In the listing that follows, retype every line from the first through the one containing "(0,0) rectangle (458,548);". Pictures are to be left out.
#### Data extract
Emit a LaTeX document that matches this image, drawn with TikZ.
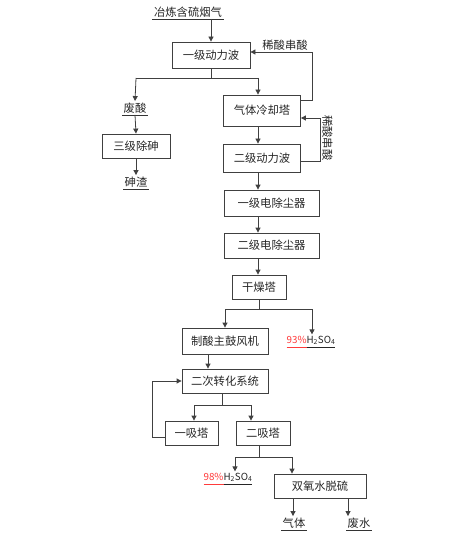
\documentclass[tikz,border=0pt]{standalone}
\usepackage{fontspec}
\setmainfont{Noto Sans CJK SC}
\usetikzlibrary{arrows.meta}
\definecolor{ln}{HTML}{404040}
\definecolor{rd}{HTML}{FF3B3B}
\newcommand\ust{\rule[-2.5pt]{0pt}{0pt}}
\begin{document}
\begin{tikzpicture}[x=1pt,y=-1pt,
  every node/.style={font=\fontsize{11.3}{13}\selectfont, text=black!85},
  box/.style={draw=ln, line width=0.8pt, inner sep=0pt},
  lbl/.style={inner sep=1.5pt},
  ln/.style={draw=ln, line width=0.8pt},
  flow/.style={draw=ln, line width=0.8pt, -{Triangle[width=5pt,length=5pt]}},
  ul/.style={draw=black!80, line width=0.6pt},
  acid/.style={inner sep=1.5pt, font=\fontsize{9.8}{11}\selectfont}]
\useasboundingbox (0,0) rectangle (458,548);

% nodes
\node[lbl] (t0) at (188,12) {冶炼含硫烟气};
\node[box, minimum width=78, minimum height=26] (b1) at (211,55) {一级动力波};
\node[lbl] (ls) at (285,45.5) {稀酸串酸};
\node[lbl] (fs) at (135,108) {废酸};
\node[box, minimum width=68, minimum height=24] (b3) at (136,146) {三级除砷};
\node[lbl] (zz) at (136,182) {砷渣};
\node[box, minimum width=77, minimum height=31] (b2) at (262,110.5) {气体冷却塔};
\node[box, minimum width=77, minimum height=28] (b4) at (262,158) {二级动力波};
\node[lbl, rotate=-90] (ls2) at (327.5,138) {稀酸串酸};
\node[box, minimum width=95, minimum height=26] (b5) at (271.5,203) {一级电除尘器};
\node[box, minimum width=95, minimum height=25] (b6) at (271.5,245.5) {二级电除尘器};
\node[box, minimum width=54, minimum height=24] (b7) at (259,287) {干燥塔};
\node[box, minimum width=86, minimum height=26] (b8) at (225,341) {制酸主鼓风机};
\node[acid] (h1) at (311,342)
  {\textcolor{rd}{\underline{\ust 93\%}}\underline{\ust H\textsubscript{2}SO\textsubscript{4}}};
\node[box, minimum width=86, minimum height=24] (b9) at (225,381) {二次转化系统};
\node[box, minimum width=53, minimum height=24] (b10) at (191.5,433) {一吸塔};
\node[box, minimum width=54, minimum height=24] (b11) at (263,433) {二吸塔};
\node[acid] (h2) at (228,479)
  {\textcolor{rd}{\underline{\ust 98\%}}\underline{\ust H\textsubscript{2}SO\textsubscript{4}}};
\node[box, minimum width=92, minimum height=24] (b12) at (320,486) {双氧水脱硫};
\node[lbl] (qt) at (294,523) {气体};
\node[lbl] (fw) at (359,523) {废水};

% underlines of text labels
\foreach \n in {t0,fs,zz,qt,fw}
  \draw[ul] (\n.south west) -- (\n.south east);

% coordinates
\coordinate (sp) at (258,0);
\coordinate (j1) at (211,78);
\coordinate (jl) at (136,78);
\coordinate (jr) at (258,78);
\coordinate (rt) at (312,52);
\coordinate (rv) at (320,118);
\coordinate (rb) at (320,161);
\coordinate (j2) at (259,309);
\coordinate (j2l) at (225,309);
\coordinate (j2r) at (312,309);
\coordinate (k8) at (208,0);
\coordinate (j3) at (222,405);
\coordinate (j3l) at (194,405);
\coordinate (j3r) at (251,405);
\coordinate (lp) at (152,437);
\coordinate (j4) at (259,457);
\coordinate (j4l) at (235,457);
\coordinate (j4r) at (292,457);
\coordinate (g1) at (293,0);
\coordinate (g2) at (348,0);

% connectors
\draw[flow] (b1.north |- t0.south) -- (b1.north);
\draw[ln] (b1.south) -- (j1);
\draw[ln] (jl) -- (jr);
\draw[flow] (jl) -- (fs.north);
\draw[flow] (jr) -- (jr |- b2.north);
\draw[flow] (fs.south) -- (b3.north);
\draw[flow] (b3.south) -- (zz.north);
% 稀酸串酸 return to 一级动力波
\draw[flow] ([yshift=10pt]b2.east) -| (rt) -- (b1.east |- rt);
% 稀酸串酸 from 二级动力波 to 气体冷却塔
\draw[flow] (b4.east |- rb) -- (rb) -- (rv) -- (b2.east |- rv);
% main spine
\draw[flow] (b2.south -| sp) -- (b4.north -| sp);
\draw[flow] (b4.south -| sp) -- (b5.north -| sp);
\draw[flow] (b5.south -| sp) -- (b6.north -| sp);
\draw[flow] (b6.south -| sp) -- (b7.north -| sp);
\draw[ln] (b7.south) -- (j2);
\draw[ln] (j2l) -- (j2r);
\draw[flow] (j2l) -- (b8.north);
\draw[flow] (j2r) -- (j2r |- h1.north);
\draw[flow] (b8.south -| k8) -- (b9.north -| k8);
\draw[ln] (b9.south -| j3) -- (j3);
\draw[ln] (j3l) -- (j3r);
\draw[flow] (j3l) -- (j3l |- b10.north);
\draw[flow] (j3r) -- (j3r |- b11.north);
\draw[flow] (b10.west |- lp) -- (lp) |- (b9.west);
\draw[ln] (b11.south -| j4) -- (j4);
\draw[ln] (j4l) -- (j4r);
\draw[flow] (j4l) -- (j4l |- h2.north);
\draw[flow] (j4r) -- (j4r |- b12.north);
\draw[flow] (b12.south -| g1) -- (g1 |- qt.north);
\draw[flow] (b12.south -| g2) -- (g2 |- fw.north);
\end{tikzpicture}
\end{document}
########
**Final result:**
Emit a LaTeX document that matches this image, drawn with TikZ.
\documentclass[tikz,border=0pt]{standalone}
\usepackage{fontspec}
\setmainfont{Noto Sans CJK SC}
\usetikzlibrary{arrows.meta}
\definecolor{ln}{HTML}{404040}
\definecolor{rd}{HTML}{FF3B3B}
\newcommand\ust{\rule[-2.5pt]{0pt}{0pt}}
\begin{document}
\begin{tikzpicture}[x=1pt,y=-1pt,
  every node/.style={font=\fontsize{11.3}{13}\selectfont, text=black!85},
  box/.style={draw=ln, line width=0.8pt, inner sep=0pt},
  lbl/.style={inner sep=1.5pt},
  ln/.style={draw=ln, line width=0.8pt},
  flow/.style={draw=ln, line width=0.8pt, -{Triangle[width=5pt,length=5pt]}},
  ul/.style={draw=black!80, line width=0.6pt},
  acid/.style={inner sep=1.5pt, font=\fontsize{9.8}{11}\selectfont}]
\useasboundingbox (0,0) rectangle (458,548);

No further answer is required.